_EXERCISE GOAL_
Leave out any pictures and transcribe all other data below exactly.

_STORED DATA_
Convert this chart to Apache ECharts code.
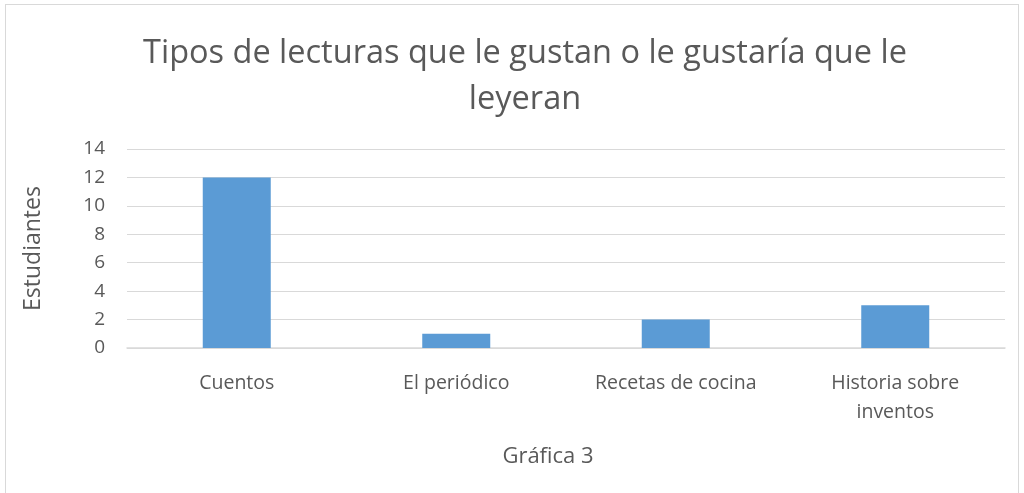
<!DOCTYPE html>
<html>
<head>
<meta charset="utf-8">
<script src="https://cdn.jsdelivr.net/npm/echarts@6/dist/echarts.min.js"></script>
<style>
  html, body { margin: 0; padding: 0; background: #fff; }
  #box {
    position: absolute; left: 5px; top: 4px; width: 1014px; height: 495px;
    border: 1px solid #d9d9d9; box-sizing: border-box;
  }
  #chart { position: absolute; left: 0; top: 0; width: 1024px; height: 493px; }
</style>
</head>
<body>
<div id="box"></div>
<div id="chart"></div>
<script>
// datos de la gráfica
const categorias = ['Cuentos', 'El periódico', 'Recetas de cocina', 'Historia sobre\ninventos'];
const estudiantes = [12, 1, 2, 3];
const titulo = 'Tipos de lecturas que le gustan o le gustaría que le\nleyeran';

const fuente = '"Open Sans", "Noto Sans", sans-serif';
const gris = '#595959';

const chart = echarts.init(document.getElementById('chart'));
chart.setOption({
  animation: false,
  title: {
    text: titulo,
    left: 520,
    textAlign: 'center',
    top: 26,
    textStyle: { fontFamily: fuente, fontSize: 32.5, fontWeight: 'normal', color: gris, lineHeight: 46 }
  },
  grid: { left: 127, right: 19, top: 149, bottom: 145 },
  xAxis: {
    type: 'category',
    data: categorias,
    name: 'Gráfica 3',
    nameLocation: 'middle',
    nameGap: 98,
    nameTextStyle: { fontFamily: fuente, fontSize: 22, color: gris, padding: [0, 36, 0, 0] },
    axisLine: { lineStyle: { color: '#d9d9d9', width: 1.5 } },
    axisTick: { show: false },
    axisLabel: { fontFamily: fuente, fontSize: 19.5, color: gris, margin: 21, lineHeight: 29, interval: 0 }
  },
  yAxis: {
    type: 'value',
    min: 0,
    max: 14,
    interval: 2,
    name: 'Estudiantes',
    nameLocation: 'middle',
    nameGap: 82,
    nameTextStyle: { fontFamily: fuente, fontSize: 23, color: gris },
    axisLine: { show: false },
    axisLabel: { fontFamily: fuente, fontSize: 19, color: gris, margin: 22 },
    splitLine: { lineStyle: { color: '#d9d9d9', width: 1 } }
  },
  series: [{
    type: 'bar',
    data: estudiantes,
    barWidth: 68,
    itemStyle: { color: '#5b9bd5' }
  }]
});
</script>
</body>
</html>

_FINISHED EXERCISE_
Convert this chart to Apache ECharts code.
<!DOCTYPE html>
<html>
<head>
<meta charset="utf-8">
<script src="https://cdn.jsdelivr.net/npm/echarts@6/dist/echarts.min.js"></script>
<style>
  html, body { margin: 0; padding: 0; background: #fff; }
  #box {
    position: absolute; left: 5px; top: 4px; width: 1014px; height: 495px;
    border: 1px solid #d9d9d9; box-sizing: border-box;
  }
  #chart { position: absolute; left: 0; top: 0; width: 1024px; height: 493px; }
</style>
</head>
<body>
<div id="box"></div>
<div id="chart"></div>
<script>
// datos de la gráfica
const categorias = ['Cuentos', 'El periódico', 'Recetas de cocina', 'Historia sobre\ninventos'];
const estudiantes = [12, 1, 2, 3];
const titulo = 'Tipos de lecturas que le gustan o le gustaría que le\nleyeran';

const fuente = '"Open Sans", "Noto Sans", sans-serif';
const gris = '#595959';

const chart = echarts.init(document.getElementById('chart'));
chart.setOption({
  animation: false,
  title: {
    text: titulo,
    left: 520,
    textAlign: 'center',
    top: 26,
    textStyle: { fontFamily: fuente, fontSize: 32.5, fontWeight: 'normal', color: gris, lineHeight: 46 }
  },
  grid: { left: 127, right: 19, top: 149, bottom: 145 },
  xAxis: {
    type: 'category',
    data: categorias,
    name: 'Gráfica 3',
    nameLocation: 'middle',
    nameGap: 98,
    nameTextStyle: { fontFamily: fuente, fontSize: 22, color: gris, padding: [0, 36, 0, 0] },
    axisLine: { lineStyle: { color: '#d9d9d9', width: 1.5 } },
    axisTick: { show: false },
    axisLabel: { fontFamily: fuente, fontSize: 19.5, color: gris, margin: 21, lineHeight: 29, interval: 0 }
  },
  yAxis: {
    type: 'value',
    min: 0,
    max: 14,
    interval: 2,
    name: 'Estudiantes',
    nameLocation: 'middle',
    nameGap: 82,
    nameTextStyle: { fontFamily: fuente, fontSize: 23, color: gris },
    axisLine: { show: false },
    axisLabel: { fontFamily: fuente, fontSize: 19, color: gris, margin: 22 },
    splitLine: { lineStyle: { color: '#d9d9d9', width: 1 } }
  },
  series: [{
    type: 'bar',
    data: estudiantes,
    barWidth: 68,
    itemStyle: { color: '#5b9bd5' }
  }]
});
</script>
</body>
</html>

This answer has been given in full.